Problem requirements »
Quote the whole listing exactly. Leave the pictures out of your copy.

Raw data »
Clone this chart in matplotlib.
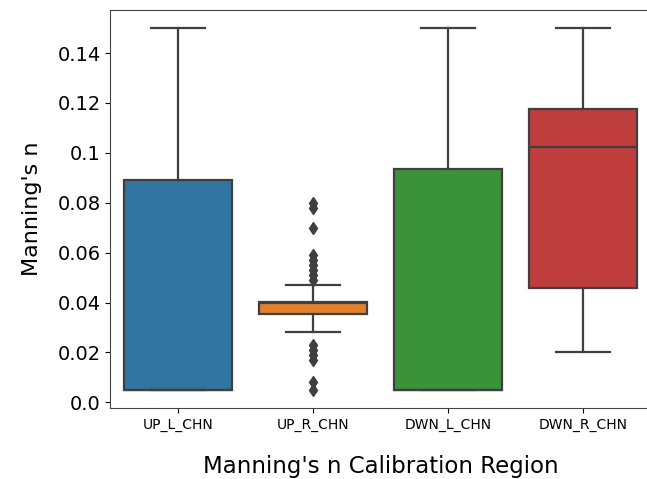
import matplotlib
matplotlib.use("Agg")
import matplotlib.pyplot as plt

categories = ["UP_L_CHN", "UP_R_CHN", "DWN_L_CHN", "DWN_R_CHN"]
q1 = [0.005, 0.0355, 0.005, 0.046]
med = [0.005, 0.040, 0.005, 0.1024]
q3 = [0.0890, 0.0401, 0.0935, 0.1175]
whislo = [0.005, 0.0281, 0.005, 0.020]
whishi = [0.150, 0.0472, 0.150, 0.150]
fliers = [
    [],
    [0.080, 0.078, 0.070, 0.059, 0.057, 0.055, 0.053, 0.051, 0.049,
     0.023, 0.021, 0.019, 0.017, 0.008, 0.005],
    [],
    [],
]
colors = ["#3274a1", "#e1812c", "#3a923a", "#c03d3e"]
ytick_vals = [0.0, 0.02, 0.04, 0.06, 0.08, 0.10, 0.12, 0.14]
ytick_labels = ["0.0", "0.02", "0.04", "0.06", "0.08", "0.1", "0.12", "0.14"]

fig = plt.figure(figsize=(6.47, 4.79), dpi=100)
ax = fig.add_axes([110.5 / 647, (479 - 408) / 479, 540 / 647, 398 / 479])

stats = []
for i, c in enumerate(categories):
    stats.append(dict(label=c, q1=q1[i], med=med[i], q3=q3[i],
                      whislo=whislo[i], whishi=whishi[i], fliers=fliers[i]))

line_col = "#3f3f3f"
lw = 1.6
bp = ax.bxp(stats, positions=range(len(categories)), widths=0.8,
            patch_artist=True, showfliers=True,
            boxprops=dict(edgecolor=line_col, linewidth=lw),
            medianprops=dict(color=line_col, linewidth=lw),
            whiskerprops=dict(color=line_col, linewidth=lw),
            capprops=dict(color=line_col, linewidth=lw),
            flierprops=dict(marker="d", markerfacecolor=line_col,
                            markeredgecolor=line_col, markersize=6))
for patch, col in zip(bp["boxes"], colors):
    patch.set_facecolor(col)
for cap in bp["caps"]:
    x = cap.get_xdata()
    mid = (x[0] + x[1]) / 2
    cap.set_xdata([mid - 0.2, mid + 0.2])

ax.set_xlim(-0.5, 3.5)
ax.set_ylim(-0.00225, 0.15725)
ax.set_xticks(range(len(categories)))
ax.set_xticklabels(categories, fontsize=10)
ax.set_yticks(ytick_vals)
ax.set_yticklabels(ytick_labels, fontsize=14)
ax.set_xlabel("Manning's n Calibration Region", fontsize=16.5, labelpad=17)
ax.set_ylabel("Manning's n", fontsize=16, labelpad=11)
for s in ax.spines.values():
    s.set_color("#444444")

fig.savefig("out.png", dpi=100)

Answer for the task »
Clone this chart in matplotlib.
import matplotlib
matplotlib.use("Agg")
import matplotlib.pyplot as plt

categories = ["UP_L_CHN", "UP_R_CHN", "DWN_L_CHN", "DWN_R_CHN"]
q1 = [0.005, 0.0355, 0.005, 0.046]
med = [0.005, 0.040, 0.005, 0.1024]
q3 = [0.0890, 0.0401, 0.0935, 0.1175]
whislo = [0.005, 0.0281, 0.005, 0.020]
whishi = [0.150, 0.0472, 0.150, 0.150]
fliers = [
    [],
    [0.080, 0.078, 0.070, 0.059, 0.057, 0.055, 0.053, 0.051, 0.049,
     0.023, 0.021, 0.019, 0.017, 0.008, 0.005],
    [],
    [],
]
colors = ["#3274a1", "#e1812c", "#3a923a", "#c03d3e"]
ytick_vals = [0.0, 0.02, 0.04, 0.06, 0.08, 0.10, 0.12, 0.14]
ytick_labels = ["0.0", "0.02", "0.04", "0.06", "0.08", "0.1", "0.12", "0.14"]

fig = plt.figure(figsize=(6.47, 4.79), dpi=100)
ax = fig.add_axes([110.5 / 647, (479 - 408) / 479, 540 / 647, 398 / 479])

stats = []
for i, c in enumerate(categories):
    stats.append(dict(label=c, q1=q1[i], med=med[i], q3=q3[i],
                      whislo=whislo[i], whishi=whishi[i], fliers=fliers[i]))

line_col = "#3f3f3f"
lw = 1.6
bp = ax.bxp(stats, positions=range(len(categories)), widths=0.8,
            patch_artist=True, showfliers=True,
            boxprops=dict(edgecolor=line_col, linewidth=lw),
            medianprops=dict(color=line_col, linewidth=lw),
            whiskerprops=dict(color=line_col, linewidth=lw),
            capprops=dict(color=line_col, linewidth=lw),
            flierprops=dict(marker="d", markerfacecolor=line_col,
                            markeredgecolor=line_col, markersize=6))
for patch, col in zip(bp["boxes"], colors):
    patch.set_facecolor(col)
for cap in bp["caps"]:
    x = cap.get_xdata()
    mid = (x[0] + x[1]) / 2
    cap.set_xdata([mid - 0.2, mid + 0.2])

ax.set_xlim(-0.5, 3.5)
ax.set_ylim(-0.00225, 0.15725)
ax.set_xticks(range(len(categories)))
ax.set_xticklabels(categories, fontsize=10)
ax.set_yticks(ytick_vals)
ax.set_yticklabels(ytick_labels, fontsize=14)
ax.set_xlabel("Manning's n Calibration Region", fontsize=16.5, labelpad=17)
ax.set_ylabel("Manning's n", fontsize=16, labelpad=11)
for s in ax.spines.values():
    s.set_color("#444444")

fig.savefig("out.png", dpi=100)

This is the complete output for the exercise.